The art world can’t look away. The Guerrilla Girls become a sensation. Gradually, galleries and museums begin to change their curatorial practices (sometimes).
After thirty years of actions — from books and pamphlets to public art installations to curating major art shows — the Guerrilla Girls continue to be active and relevant. While still far from equal, the art world’s greater acceptance of works by women and artists of color was directly influenced by their work.
Guerrilla Girls for the New York Times in the 1990s
Guerrilla Girls for the New York Times in the 1990s
Guerrilla Girls for the New York Times in the 1990s
Members are anonymous.
Guerrilla Girls Talk Back
The Guerrilla Girls are anonymous artist activists who formed in 1985 when an exhibition at the Museum of Modern Art, billed as a survey of “the most significant contemporary art in the world,” featured 148 men, 13 women, and no artists of color. After that, this collective of women artists used guerrilla tactics to highlight racial and gender inequity in the art world.
To use disruptive headlines, outrageous visuals, and killer statistics to expose gender and ethnic bias and corruption in art, film, politics and pop culture.
These three stories tell us a lot about how culture and subcultures are created and grow.
First, culture isn't created or changed overnight — it takes time and dialogue.
It took hundreds of years for the Royal Society’s work to come to full fruition, as they kept experiments and methods in search of truth. The influence of Dischord Records reached its apex more than a decade after it started. The Guerrilla Girls’ work has lasted decades and remains relevant.
Second, strong subcultures and cultural forces are created by a catalog of activity, not a single moment.
The Royal Society produced hundreds of scientific journals (the first zines) and meaningful scientific research projects. Dischord Records released music by more than a hundred artists from the Washington, D.C., area. The Guerrilla Girls’ protests took the form of posters, protests, books, art shows, and all other means by which they could influence culture.
Third, cultural shifts are often outcomes of collective creation.
The Royal Society, Dischord Records, and the Guerrilla Girls aren't solo projects — they're groups of people coming together to manifest a point of view. This is the source of their power.
We see these three projects as examples of metalabels.

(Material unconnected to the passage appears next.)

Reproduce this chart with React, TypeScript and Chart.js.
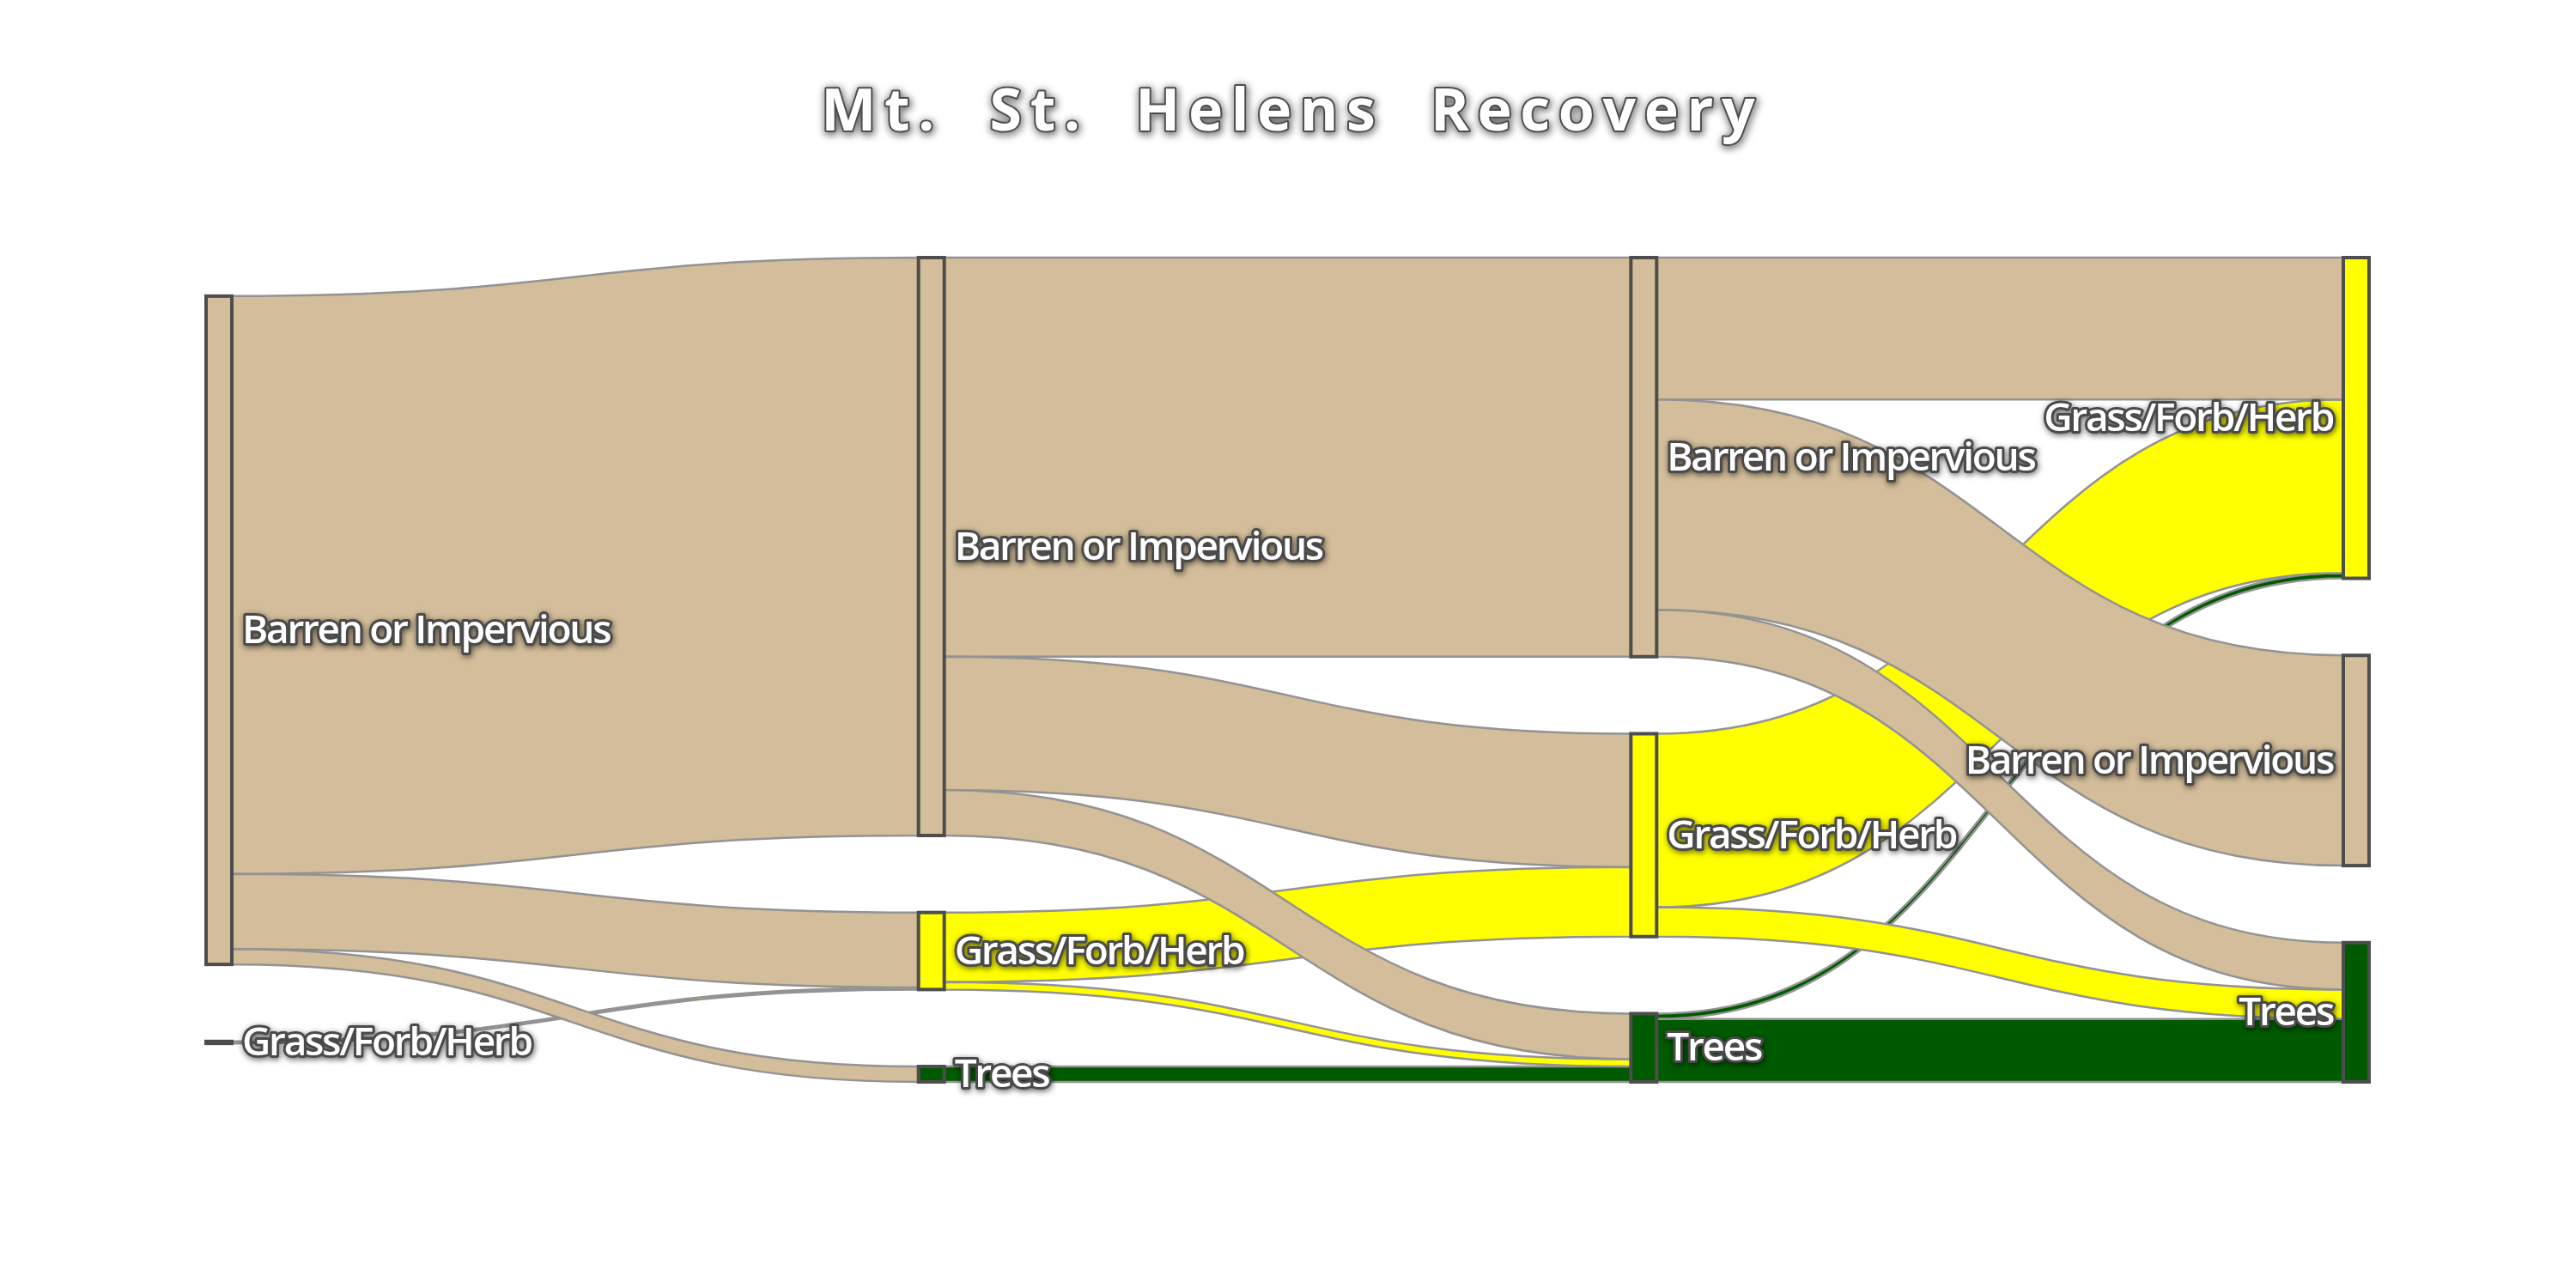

A metalabel is a release club where groups of people who share the same interests drop and support work that reflects their point of view. That's what each of these groups was doing and continues to do. A metalabel is a structure that allows groups to persist over time and punch far above the weight of their individual members.
To explain why I'm telling you this, here's one last story.

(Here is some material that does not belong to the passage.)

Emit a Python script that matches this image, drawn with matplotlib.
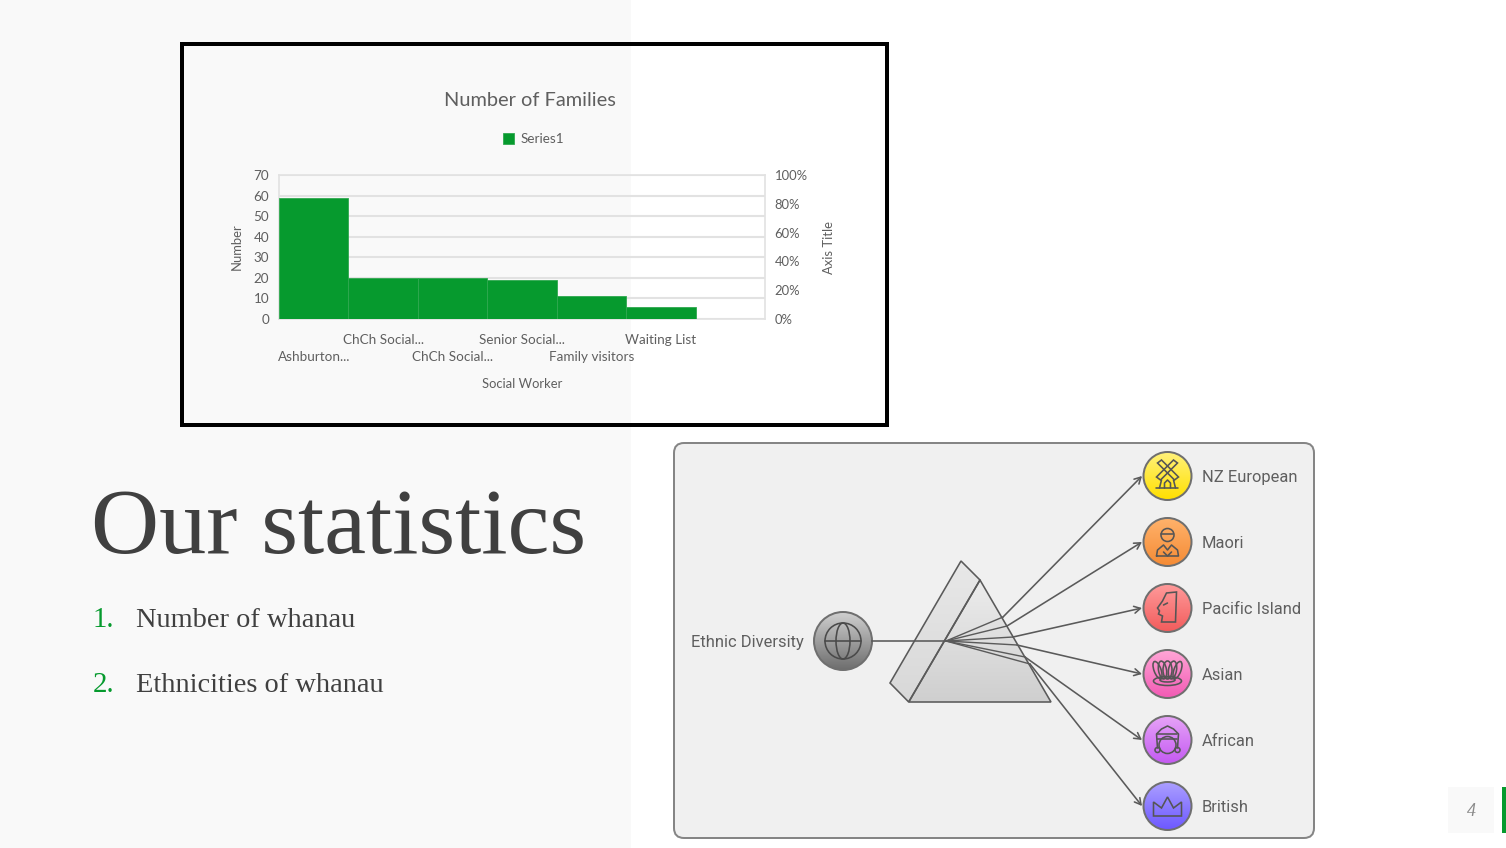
import numpy as np
import matplotlib
matplotlib.use("Agg")
import matplotlib.pyplot as plt
from matplotlib.patches import Rectangle, Circle, Ellipse, Polygon, FancyBboxPatch
from matplotlib.colors import LinearSegmentedColormap

# ---- data
categories = ["Ashburton...", "ChCh Social...", "ChCh Social...", "Senior Social...",
              "Family visitors", "Waiting List", ""]
families = [59, 20, 20, 19, 11, 6, 0]
left_ticks = [0, 10, 20, 30, 40, 50, 60, 70]
right_ticks = [0, 20, 40, 60, 80, 100]
list_items = ["Number of whanau", "Ethnicities of whanau"]
ethnicities = ["NZ European", "Maori", "Pacific Island", "Asian", "African", "British"]
eth_top = ["#fff27a", "#ffb26b", "#ff9a9a", "#ffa6d6", "#e6a3f7", "#ab9fff"]
eth_bot = ["#ffdf00", "#f58b35", "#f25c5c", "#f25ab4", "#c45af2", "#6d58ff"]

GREEN = "#069a2e"
TXT = "#5f5f5f"
W, H = 1506, 848
fig = plt.figure(figsize=(W / 100, H / 100), dpi=100, facecolor="white")
bg = fig.add_axes([0, 0, 1, 1])
bg.set_xlim(0, W); bg.set_ylim(H, 0); bg.axis("off")
px = 0.72

# slide background
bg.add_patch(Rectangle((0, 0), 631, H, fc="#f9f9f9", ec="none", zorder=0))
bg.add_patch(Rectangle((182, 44), 705, 381, fc="none", ec="black", lw=4 * px, zorder=5))
bg.add_patch(Rectangle((1448, 787), 46, 46, fc="#f9f9f9", ec="none"))
bg.add_patch(Rectangle((1502, 787), 4, 46, fc=GREEN, ec="none"))
bg.text(1471, 811, "4", family="Liberation Serif", style="italic", fontsize=13, color="#8a8a8a",
        ha="center", va="center")

# headline and list
bg.text(91, 553, "Our statistics", family="Liberation Serif", fontsize=94.4 * px, color="#404040",
        ha="left", va="baseline")
for i, item in enumerate(list_items):
    y = 627 + 64.5 * i
    bg.text(93, y, f"{i + 1}.", family="Liberation Serif", fontsize=29 * px, color=GREEN, va="baseline")
    bg.text(136, y, item, family="Liberation Serif", fontsize=28.4 * px, color="#404040", va="baseline")

# ---- chart
l, r, t, b = 279, 765, 175, 319
ax = fig.add_axes([l / W, 1 - b / H, (r - l) / W, (b - t) / H], facecolor="none")
x = np.arange(len(categories))
ax.bar(x, families, width=1.0, color=GREEN, edgecolor="#2fa84f", linewidth=0.6, label="Series1", zorder=3)
ax.set_xlim(-0.5, len(categories) - 0.5)
ax.set_ylim(0, 70)
ax.set_yticks(left_ticks)
ax.set_xticks(x, categories)
ax.grid(axis="y", color="#e2e2e2", lw=1.5, zorder=1)
for s in ax.spines.values():
    s.set_color("#e2e2e2"); s.set_linewidth(1.2)
ax.tick_params(axis="both", length=0, labelsize=13.5 * px, labelcolor=TXT, labelfontfamily="Lato")
ax.tick_params(axis="y", pad=7)
for i, tick in enumerate(ax.xaxis.get_major_ticks()):
    tick.set_pad(23 if i % 2 == 0 else 11)
ax.set_title("Number of Families", family="Lato", fontsize=20 * px, color=TXT, x=0.516, pad=49.5)
ax.set_ylabel("Number", family="Lato", fontsize=13 * px, color=TXT)
ax.yaxis.set_label_coords((243 - l) / (r - l), 0.5)
ax.set_xlabel("Social Worker", family="Lato", fontsize=13 * px, color=TXT, va="center")
ax.xaxis.set_label_coords(0.5, -(384 - b) / (b - t))
ax2 = ax.twinx()
ax2.set_ylim(0, 100)
ax2.set_yticks(right_ticks, [f"{v}%" for v in right_ticks])
ax2.tick_params(axis="y", length=0, pad=7, labelsize=13 * px, labelcolor=TXT, labelfontfamily="Lato")
for s in ax2.spines.values():
    s.set_visible(False)
ax2.set_ylabel("Axis Title", family="Lato", fontsize=13 * px, color=TXT)
ax2.yaxis.set_label_coords((823 - l) / (r - l), 0.5)
ax.legend(loc="center", bbox_to_anchor=(533.5, 139), bbox_transform=bg.transData, frameon=False,
          handlelength=0.85, handleheight=0.85, handletextpad=0.45,
          prop={"family": "Lato", "size": 13.5 * px}, labelcolor=TXT)

# ---- diagram
LINE = "#5a5a5a"
panel = FancyBboxPatch((684, 453), 620, 375, boxstyle="round,pad=10,rounding_size=10",
                       fc="#f0f0f0", ec="#858585", lw=2 * px, zorder=1)
bg.add_patch(panel)


def gradient(patch, top, bot, extent, zorder=2):
    cmap = LinearSegmentedColormap.from_list("g", [top, bot])
    im = bg.imshow(np.linspace(0, 1, 64).reshape(-1, 1), cmap=cmap, extent=extent, aspect="auto",
                   zorder=zorder, interpolation="bilinear", origin="upper")
    bg.add_patch(patch)
    im.set_clip_path(patch)


def gcircle(cx, cy, rad, top, bot):
    c = Circle((cx, cy), rad, fc="none", ec="#6f6f6f", lw=2 * px, zorder=3)
    gradient(c, top, bot, (cx - rad, cx + rad, cy + rad, cy - rad))


# prism
side = [(961, 561), (980, 580), (908.7, 702), (890, 683)]
front = [(980, 580), (908.7, 702), (1051, 702)]
gradient(Polygon(side, closed=True, fc="none", ec=LINE, lw=1.6 * px, zorder=3), "#e8e8e8", "#d8d8d8",
         (890, 980, 702, 561))
gradient(Polygon(front, closed=True, fc="none", ec=LINE, lw=1.6 * px, zorder=3), "#ececec", "#cfcfcf",
         (908, 1051, 702, 580))

# rays
origin = (946, 641)
bg.plot([872, origin[0]], [641, origin[1]], color=LINE, lw=1.6 * px, zorder=4)
exits = [(1003, 617), (1007, 626), (1013, 637), (1017, 645), (1025, 657), (1030, 664)]
row_y = [476 + 66 * i for i in range(len(ethnicities))]
for (ex, ey), cy, in zip(exits, row_y):
    bg.plot([origin[0], ex], [origin[1], ey], color=LINE, lw=1.4 * px, zorder=4)
    bg.annotate("", xy=(1142, cy), xytext=(ex, ey), zorder=4,
                arrowprops=dict(arrowstyle="->,head_length=0.45,head_width=0.25", color=LINE, lw=1.6 * px,
                                shrinkA=0, shrinkB=0))

# source node
gcircle(843, 641, 29, "#cfcfcf", "#6e6e6e")
bg.add_patch(Circle((843, 641), 18, fc="none", ec="#4a4a4a", lw=1.6 * px, zorder=5))
bg.add_patch(Ellipse((843, 641), 14, 36, fc="none", ec="#4a4a4a", lw=1.6 * px, zorder=5))
bg.plot([825, 861], [641, 641], color="#4a4a4a", lw=1.6 * px, zorder=5)
bg.text(747, 642, "Ethnic Diversity", family="Roboto", fontsize=16.5 * px, color=TXT, ha="center", va="center")

ICON = "#555555"
ik = dict(color=ICON, lw=1.6 * px, zorder=6, solid_capstyle="round")
pk = dict(fc="none", ec=ICON, lw=1.6 * px, zorder=6)


def rel(pts, cx, cy):
    return [(cx + a, cy + b_) for a, b_ in pts]


def line(pts, cx, cy):
    p = rel(pts, cx, cy)
    bg.plot([q[0] for q in p], [q[1] for q in p], **ik)


def windmill(cx, cy):
    for s in (1, -1):
        bg.add_patch(Polygon(rel([(-10 * s, -13), (-6 * s, -16), (11 * s, 1), (7 * s, 4)], cx, cy), closed=True, **pk))
    line([(-6, 4), (-8, 12)], cx, cy); line([(6, 4), (8, 12)], cx, cy)
    line([(-11, 12), (11, 12)], cx, cy)
    line([(-3, 12), (-3, 7), (0, 4), (3, 7), (3, 12)], cx, cy)


def person(cx, cy):
    bg.add_patch(Circle((cx, cy - 7), 6.5, **pk))
    line([(-6, -8), (6, -8)], cx, cy)
    line([(-11, 14), (-10, 8), (-4, 3), (0, 8), (4, 3), (10, 8), (11, 14), (-11, 14)], cx, cy)
    line([(-4, 10), (0, 14), (4, 10)], cx, cy)


def moai(cx, cy):
    bg.add_patch(Polygon(rel([(-1, -15), (9, -16), (8, 14), (-6, 14), (-5, 8), (-9, 6), (-8, 3), (-10, 0),
                              (-5, -7)], cx, cy), closed=True, **pk))
    line([(-4, -3), (0, -5)], cx, cy)


def lotus(cx, cy):
    for dx, w in ((0, 9), (-5, 8), (5, 8), (-10, 7), (10, 7)):
        bg.add_patch(Ellipse((cx + dx, cy - 4), w, 18, angle=dx * 2, **pk))
    bg.add_patch(Ellipse((cx, cy + 7), 28, 9, **pk))
    bg.add_patch(Ellipse((cx, cy + 6), 15, 4, **pk))


def african(cx, cy):
    bg.add_patch(Ellipse((cx, cy + 5), 17, 17, **pk))
    line([(-10, 8), (-11, -6), (-6, -11), (0, -14), (6, -11), (11, -6), (10, 8)], cx, cy)
    line([(-10, -6), (10, -6)], cx, cy); line([(-10, -1), (10, -1)], cx, cy)
    bg.add_patch(Circle((cx - 10, cy + 10), 2.5, **pk))
    bg.add_patch(Circle((cx + 10, cy + 10), 2.5, **pk))


def crown(cx, cy):
    bg.add_patch(Polygon(rel([(-14, -4), (-6, 2), (0, -9), (6, 2), (14, -4), (14, 10), (-14, 10)], cx, cy),
                         closed=True, **pk))


icons = [windmill, person, moai, lotus, african, crown]
for name, cy, top, bot, icon in zip(ethnicities, row_y, eth_top, eth_bot, icons):
    gcircle(1167.5, cy, 24, top, bot)
    icon(1167.5, cy)
    bg.text(1202, cy + 1.5, name, family="Roboto", fontsize=16.5 * px, color=TXT, ha="left", va="center")

bg.set_xlim(0, W); bg.set_ylim(H, 0)
fig.savefig("out.png", dpi=100)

It’s Spring 2021. A creator spends their free time sending newsletters, supporting a community, and trying to attract new subscribers to their work. Their efforts produce results, however the creator struggles to shake a feeling of dread. A constant desire for affirmation leaves them feeling hollow. Their sense of self-worth hangs on each newsletter blast. They struggle with loneliness and even despair.
The lonely creator in this story is me. This is where I was two years ago: sending newsletters into the void, creating content meant to compete for attention with everyone else, trapped in the Creator Economy and hating the experience.
But while re-reading Our Band Could Be Your Life by Michael Azerrad, I was reminded of the origins of Dischord Records (a label I was a teenage fan of and continue to be). My mind connected their form and purpose to projects like the Royal Society, MSCHF, and Friends With Benefits — the metalabel structure suddenly appeared. I tried applying the form to my own work and found it powerful in a way I hadn’t expected.
My first instinct was to share this insight in a newsletter. But I caught myself, realizing this would feed the same unhealthy hunger for attention. Instead, I began to privately share a draft of my thinking one-on-one with friends and people I respected, getting their feedback, ideas, and suggestions in an organic and unforced process. Soon the idea took on a life of its own.
By the end of the year I found myself collaborating with a group of peers to build what we couldn’t unsee. We decided to adopt the metalabel form to guide how we operated — iteratively releasing projects and work that could manifest the metalabel structure and energy in the wider world. It's this organic process that continues to unfold as you read this very essay right now.
By discovering the metalabel structure, the lonely creator became part of something bigger.
A few years ago I interviewed the journalist Adam Curtis for a piece with The Creative Independent. He told me:
"We live in a world where we see ourselves as independent individuals. If you’re an independent individual, you don’t really think in terms of power. You think only in terms of your own influence on the world. What you don’t see is what people in the past were more able to see: when you are in groups, you can be very powerful. You can change things. You have confidence when things go wrong that you don’t when you’re on your own. That’s why the whole concept of power has dwindled. We’re encouraged just to talk about ourselves and our feelings towards others. We’re not encouraged to see ourselves as part of anything."
This is how the modern world traps us: as isolated individuals. We're all only as talented as capable as our individual skill sets. We can only go as far as they can take us.
But as these stories and Adam Curtis' insight show, this isn't true. When we come together as groups committed to manifesting the same point of view we can accomplish astounding things. That's what the Royal Society, Dischord, and Guerilla Girls did, and it's what metalabels of the present and future are doing and will do too.
That's the big picture view. But from my point of view, the daily experience of being part of a metalabel is even better. It's everything the Creator Economy isn't: you're no longer a lonely creator seeking affirmation, you're holding hands with peers you respect, working together on a shared vision that uniquely brings you together. You get to be part of something bigger than you that directly reflects who you are and what you care about. You feel stronger creatively, collaboratively, emotionally. Even writing these words right now, I can physically feel how true they are.
As individuals our powers are limited. But in groups, we become exponentially stronger.